The lack of transparency in this procedure overall is really quite striking. (If anyone can confirm that this is a general feature of German legal proceedings, do let me know!) The DAV is, in my opinion, to be commended for publicising its position even though many readers of this blog and others may well be in disagreement with the idea of the UPC.

Well, maybe the headline needs to be corrected; Robinson’s headline, The Register‘s headline and the rest. But don’t expect them to do it. To Robinson, such lies are “valuable” or “useful”, so why bother correcting the error?

Check out the next comment about DAV (Tilmann et al):

The DAV’s comments should not be taken at face value. The most recent comments on another Kluwer post illustrate why the DAV’s submissions “amount to nothing more that smoke and mirrors, together with desperate attempts to gloss over gaping holes in the legal arguments”:

http://patentblog.kluweriplaw.com/2017/12/12/prof-tilmann-fcc-several-reasons-reject-inadmissible-complaint-upca/

Whilst the EPO might be an international organisation that is afforded various privileges and immunities, this does not mean that it can operate without any thought to the constraints imposed by EU law. For example, the EPO’s assessment of patentability must respect the provisions of the Biotech Directive. If this does not happen, then there could be serious consequences for the EU Member States. The failure of the DAV’s submissions to acknowledge such complexities therefore provides yet another reason to take their views with a pinch of salt.

As we put it yesterday, UPC is built on political mischief and misconduct, it’s basically just a lie, and Team UPC are greedy liars. Just like the EPO management right now… they belong together. Team UPC and Team Battistelli (EPO management) tell us whatever lies promote the illusion that the UPC is desirable (they like talking about “SMEs”). They want us to think that they ‘unify’ Europe (hence an acronym with “unified” or “unitary”, after the latest rename of “EU” and “community”). It’s all about profits of litigating entities and it harms SMEs the most (they rarely even operate outside their home country).

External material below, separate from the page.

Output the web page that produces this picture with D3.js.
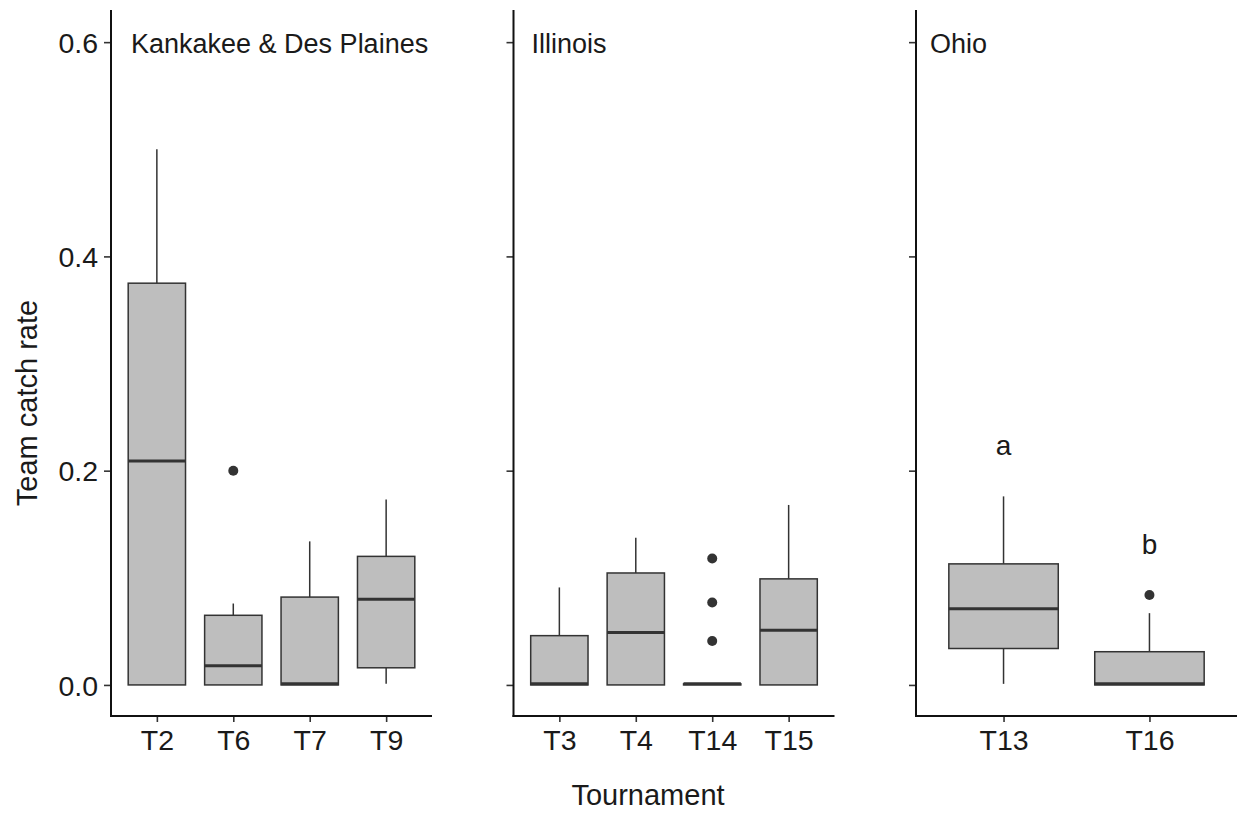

Finally, just to show the sheer dishonesty of Team UPC, check out what Herbert Smith Freehills LLP’s Rachel Montagnon published yesterday. This is the headline: “The Unified Patent Court (UPC) – Open for Business in 2018?”

Pushing lies with a question mark at the end still makes these lies. They’re clearly getting desperate and they ignore every fact which does not suit them, pretending all barriers are gone, including some of the biggest ones, for example:

German ratification is dependent on the outcome of the challenge being mounted in the German Federal Constitutional Court (FCC) regarding the constitutionality of the law passed by German Parliament on the UPC’s implementation. The German court has asked for observations on the case and had previously set a deadline for any comment by end of October 2017 – though it has been reported that this has now been extended to the end of the year. The FCC will then determine whether or not to dismiss the complaint, a process which is expected to take until at least April 2018. If the complaint is dismissed, Germany will be able to ratify the UPCA soon after. There has, however, been talk of the possibility of the case being referred to the Court of Justice of the EU (CJEU), which would cause substantial delay to the case being decided and ultimately to Germany’s ratification.

See? Not a problem! The complaint in Germany? It’s gone. Poof!

Just because they want barriers to vanish doesn’t mean they will. The author feels comfortable leaning on Jo Johnson, at no point bothering to point out that both he and his predecessors are gone!